Below are several entries. Transcribe exactly those lines that fall from the one with "Rebuild this chart" through the one with "const yTicks = [0, 5, 10, 15, 20, 25];", end lines included.
^^^^^^^^^^^^^^^^
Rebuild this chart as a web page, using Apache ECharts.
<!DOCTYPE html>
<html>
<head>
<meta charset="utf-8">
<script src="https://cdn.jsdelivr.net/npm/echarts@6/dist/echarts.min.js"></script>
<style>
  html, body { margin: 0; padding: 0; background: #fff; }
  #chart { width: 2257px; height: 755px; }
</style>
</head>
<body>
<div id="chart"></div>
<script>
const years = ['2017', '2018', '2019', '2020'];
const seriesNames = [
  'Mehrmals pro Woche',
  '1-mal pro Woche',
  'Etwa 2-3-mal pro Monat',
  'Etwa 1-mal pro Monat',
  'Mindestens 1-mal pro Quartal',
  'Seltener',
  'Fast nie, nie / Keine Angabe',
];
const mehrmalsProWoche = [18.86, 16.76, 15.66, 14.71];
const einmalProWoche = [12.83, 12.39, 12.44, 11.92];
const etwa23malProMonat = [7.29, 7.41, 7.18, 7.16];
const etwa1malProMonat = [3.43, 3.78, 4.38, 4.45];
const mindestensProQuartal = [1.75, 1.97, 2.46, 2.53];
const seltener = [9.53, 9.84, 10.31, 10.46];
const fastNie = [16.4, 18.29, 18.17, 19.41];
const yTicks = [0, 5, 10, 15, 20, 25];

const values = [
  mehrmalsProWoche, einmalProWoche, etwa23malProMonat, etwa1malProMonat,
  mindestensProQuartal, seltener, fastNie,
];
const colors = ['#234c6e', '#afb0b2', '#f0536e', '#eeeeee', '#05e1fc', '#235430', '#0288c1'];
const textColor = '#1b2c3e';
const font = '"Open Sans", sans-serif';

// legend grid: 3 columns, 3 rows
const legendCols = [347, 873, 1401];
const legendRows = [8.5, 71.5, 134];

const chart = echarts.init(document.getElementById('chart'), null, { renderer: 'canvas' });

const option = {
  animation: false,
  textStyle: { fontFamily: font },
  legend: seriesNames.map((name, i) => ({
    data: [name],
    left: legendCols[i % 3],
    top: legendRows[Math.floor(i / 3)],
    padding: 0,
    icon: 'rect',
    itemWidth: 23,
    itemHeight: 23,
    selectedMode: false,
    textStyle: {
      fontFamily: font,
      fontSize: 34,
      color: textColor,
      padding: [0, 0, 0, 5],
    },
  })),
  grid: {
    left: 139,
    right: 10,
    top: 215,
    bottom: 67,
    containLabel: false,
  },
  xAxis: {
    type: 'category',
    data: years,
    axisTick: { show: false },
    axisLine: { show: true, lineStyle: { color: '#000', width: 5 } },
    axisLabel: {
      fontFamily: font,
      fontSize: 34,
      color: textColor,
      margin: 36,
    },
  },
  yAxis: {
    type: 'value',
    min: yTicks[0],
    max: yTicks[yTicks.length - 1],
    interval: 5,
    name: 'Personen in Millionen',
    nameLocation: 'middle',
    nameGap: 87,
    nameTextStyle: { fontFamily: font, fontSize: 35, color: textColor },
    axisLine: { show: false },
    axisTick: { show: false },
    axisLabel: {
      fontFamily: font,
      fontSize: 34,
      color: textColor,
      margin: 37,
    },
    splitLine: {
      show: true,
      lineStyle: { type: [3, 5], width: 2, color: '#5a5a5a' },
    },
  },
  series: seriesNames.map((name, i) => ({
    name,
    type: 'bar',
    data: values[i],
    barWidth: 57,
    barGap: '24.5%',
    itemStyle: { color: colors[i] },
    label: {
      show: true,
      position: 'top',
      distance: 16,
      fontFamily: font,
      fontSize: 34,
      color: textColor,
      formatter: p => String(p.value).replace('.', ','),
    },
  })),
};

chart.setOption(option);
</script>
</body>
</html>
^^^^^^^^^^^^^^^^
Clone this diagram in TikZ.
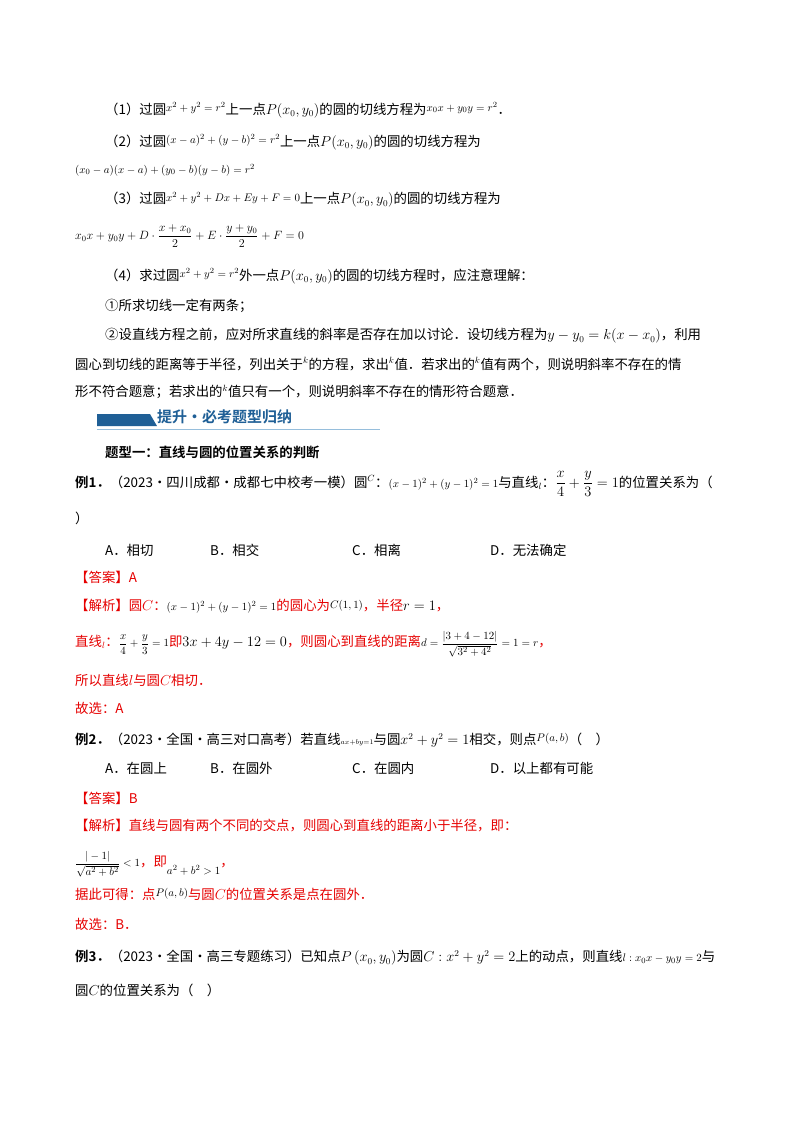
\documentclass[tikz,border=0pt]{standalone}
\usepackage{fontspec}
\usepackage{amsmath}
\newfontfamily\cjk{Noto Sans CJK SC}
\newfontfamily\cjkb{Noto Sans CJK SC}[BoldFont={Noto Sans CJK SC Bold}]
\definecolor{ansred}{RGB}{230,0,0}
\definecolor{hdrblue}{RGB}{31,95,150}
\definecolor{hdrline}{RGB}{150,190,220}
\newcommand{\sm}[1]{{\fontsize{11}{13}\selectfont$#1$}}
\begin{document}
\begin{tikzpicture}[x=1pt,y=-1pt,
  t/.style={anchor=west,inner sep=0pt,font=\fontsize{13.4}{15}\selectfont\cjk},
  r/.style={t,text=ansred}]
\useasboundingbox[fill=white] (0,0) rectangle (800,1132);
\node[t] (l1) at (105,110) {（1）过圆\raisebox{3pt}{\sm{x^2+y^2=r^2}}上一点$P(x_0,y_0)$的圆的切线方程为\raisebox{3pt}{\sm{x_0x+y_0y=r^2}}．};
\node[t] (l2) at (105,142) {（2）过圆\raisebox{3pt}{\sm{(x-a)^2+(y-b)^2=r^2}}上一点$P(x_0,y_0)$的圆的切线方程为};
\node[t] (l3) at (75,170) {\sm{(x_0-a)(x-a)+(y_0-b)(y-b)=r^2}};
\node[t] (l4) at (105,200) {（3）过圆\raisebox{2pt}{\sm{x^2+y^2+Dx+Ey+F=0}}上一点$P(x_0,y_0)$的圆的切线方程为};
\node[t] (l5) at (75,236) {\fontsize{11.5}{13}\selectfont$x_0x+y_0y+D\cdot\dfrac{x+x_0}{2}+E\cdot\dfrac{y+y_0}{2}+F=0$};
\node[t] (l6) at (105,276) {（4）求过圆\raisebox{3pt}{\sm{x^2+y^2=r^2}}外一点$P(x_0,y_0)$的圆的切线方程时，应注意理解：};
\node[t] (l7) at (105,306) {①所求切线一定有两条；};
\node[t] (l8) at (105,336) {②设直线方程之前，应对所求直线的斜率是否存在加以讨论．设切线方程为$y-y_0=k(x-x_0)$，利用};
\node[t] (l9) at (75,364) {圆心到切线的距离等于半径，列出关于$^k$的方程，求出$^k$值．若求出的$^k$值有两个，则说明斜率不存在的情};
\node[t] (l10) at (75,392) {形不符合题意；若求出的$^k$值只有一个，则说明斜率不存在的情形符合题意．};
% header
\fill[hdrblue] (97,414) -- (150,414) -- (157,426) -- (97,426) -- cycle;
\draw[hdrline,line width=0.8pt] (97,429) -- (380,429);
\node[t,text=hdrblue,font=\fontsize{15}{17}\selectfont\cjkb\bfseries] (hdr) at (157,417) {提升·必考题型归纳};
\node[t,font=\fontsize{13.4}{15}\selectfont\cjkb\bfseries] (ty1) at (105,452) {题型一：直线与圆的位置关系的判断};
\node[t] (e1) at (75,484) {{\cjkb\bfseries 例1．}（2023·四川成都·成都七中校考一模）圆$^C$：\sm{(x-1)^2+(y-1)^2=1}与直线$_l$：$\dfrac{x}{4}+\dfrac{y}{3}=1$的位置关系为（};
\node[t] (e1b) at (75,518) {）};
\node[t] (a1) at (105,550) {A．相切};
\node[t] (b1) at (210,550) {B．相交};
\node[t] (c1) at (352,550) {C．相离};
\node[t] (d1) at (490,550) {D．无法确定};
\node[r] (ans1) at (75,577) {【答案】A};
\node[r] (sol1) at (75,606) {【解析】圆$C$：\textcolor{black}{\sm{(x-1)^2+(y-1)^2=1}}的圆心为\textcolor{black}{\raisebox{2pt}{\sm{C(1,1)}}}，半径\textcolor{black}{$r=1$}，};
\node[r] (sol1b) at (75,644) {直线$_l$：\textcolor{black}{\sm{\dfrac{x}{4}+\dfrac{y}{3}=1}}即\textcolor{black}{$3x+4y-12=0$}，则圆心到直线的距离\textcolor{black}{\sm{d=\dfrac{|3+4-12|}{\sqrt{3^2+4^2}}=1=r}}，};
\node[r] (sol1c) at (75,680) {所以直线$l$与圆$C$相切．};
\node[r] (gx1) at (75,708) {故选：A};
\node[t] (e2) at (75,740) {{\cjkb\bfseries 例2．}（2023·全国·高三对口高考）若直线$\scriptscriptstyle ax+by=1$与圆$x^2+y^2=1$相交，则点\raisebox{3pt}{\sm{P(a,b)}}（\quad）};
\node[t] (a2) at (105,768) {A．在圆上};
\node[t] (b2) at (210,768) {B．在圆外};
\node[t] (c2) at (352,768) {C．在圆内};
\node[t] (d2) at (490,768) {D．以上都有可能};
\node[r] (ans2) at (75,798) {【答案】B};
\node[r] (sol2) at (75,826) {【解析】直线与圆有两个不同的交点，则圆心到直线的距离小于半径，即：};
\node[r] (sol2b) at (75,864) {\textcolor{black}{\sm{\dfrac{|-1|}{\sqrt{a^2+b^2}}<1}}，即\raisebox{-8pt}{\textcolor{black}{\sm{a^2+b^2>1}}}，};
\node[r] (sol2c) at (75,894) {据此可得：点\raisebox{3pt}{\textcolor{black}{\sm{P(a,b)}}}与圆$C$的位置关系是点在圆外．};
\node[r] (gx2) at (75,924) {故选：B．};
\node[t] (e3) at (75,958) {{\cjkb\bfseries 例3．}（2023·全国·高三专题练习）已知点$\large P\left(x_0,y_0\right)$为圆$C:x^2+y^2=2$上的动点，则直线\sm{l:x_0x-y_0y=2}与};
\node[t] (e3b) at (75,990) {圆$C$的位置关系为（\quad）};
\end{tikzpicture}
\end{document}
^^^^^^^^^^^^^^^^
= OUTPUT BELOW =
Rebuild this chart as a web page, using Apache ECharts.
<!DOCTYPE html>
<html>
<head>
<meta charset="utf-8">
<script src="https://cdn.jsdelivr.net/npm/echarts@6/dist/echarts.min.js"></script>
<style>
  html, body { margin: 0; padding: 0; background: #fff; }
  #chart { width: 2257px; height: 755px; }
</style>
</head>
<body>
<div id="chart"></div>
<script>
const years = ['2017', '2018', '2019', '2020'];
const seriesNames = [
  'Mehrmals pro Woche',
  '1-mal pro Woche',
  'Etwa 2-3-mal pro Monat',
  'Etwa 1-mal pro Monat',
  'Mindestens 1-mal pro Quartal',
  'Seltener',
  'Fast nie, nie / Keine Angabe',
];
const mehrmalsProWoche = [18.86, 16.76, 15.66, 14.71];
const einmalProWoche = [12.83, 12.39, 12.44, 11.92];
const etwa23malProMonat = [7.29, 7.41, 7.18, 7.16];
const etwa1malProMonat = [3.43, 3.78, 4.38, 4.45];
const mindestensProQuartal = [1.75, 1.97, 2.46, 2.53];
const seltener = [9.53, 9.84, 10.31, 10.46];
const fastNie = [16.4, 18.29, 18.17, 19.41];
const yTicks = [0, 5, 10, 15, 20, 25];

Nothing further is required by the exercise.